Prometheus 101 (slide) and Graphite

slide: Prometheus 101

slide: query

slide: range vector

I created a simple presentation about Prometheus. I uploaded it using sporto/hugo-remark: A theme for using remark.js with hugo, and I found that creating it in markdown rather than PowerPoint allowed me to focus more on the content. (But that doesn’t necessarily mean the content is better.)

| “He who knows one, knows none” - Max Müller

Prometheus is the monitoring system I encountered after Graphite. Graphite is a metric-based monitoring system written in Python. But due to its file-based TSDB characteristics, it’s difficult to solve Series Churn problems when they occur(One file per time series). This problem got worse when cloud environments like AWS were set up, because servers became instances.

series churn

While Prometheus isn’t completely free from this problem, it has a fundamentally better structure because it handles data in blocks and chunks. (I believe I heard that Prometheus TSDB v1 had a structure similar to Graphite.)

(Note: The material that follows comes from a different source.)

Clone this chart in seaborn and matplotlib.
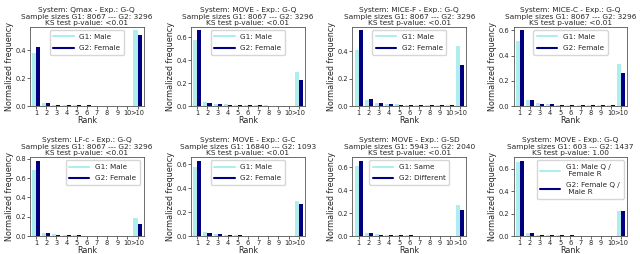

Graphite performs metric aggregation during collection through carbon relay, but if some metrics that are targets for aggregation arrive late due to network instability, the aggregation results become distorted. (We often described these metric graphs as having “missing teeth”.)

In contrast, Prometheus uses a pull model, and its Recording Rules approach queries metrics collected in the TSDB for aggregation. This makes reliability easier to guarantee. While Graphite can discard raw metrics after aggregation, Prometheus must first store raw metrics in the TSDB to perform aggregation.

In my personal opinion, scraping targets has better manageability than receiving metrics from thousands of servers. (Of course, Service Discovery functionality is necessary for this.)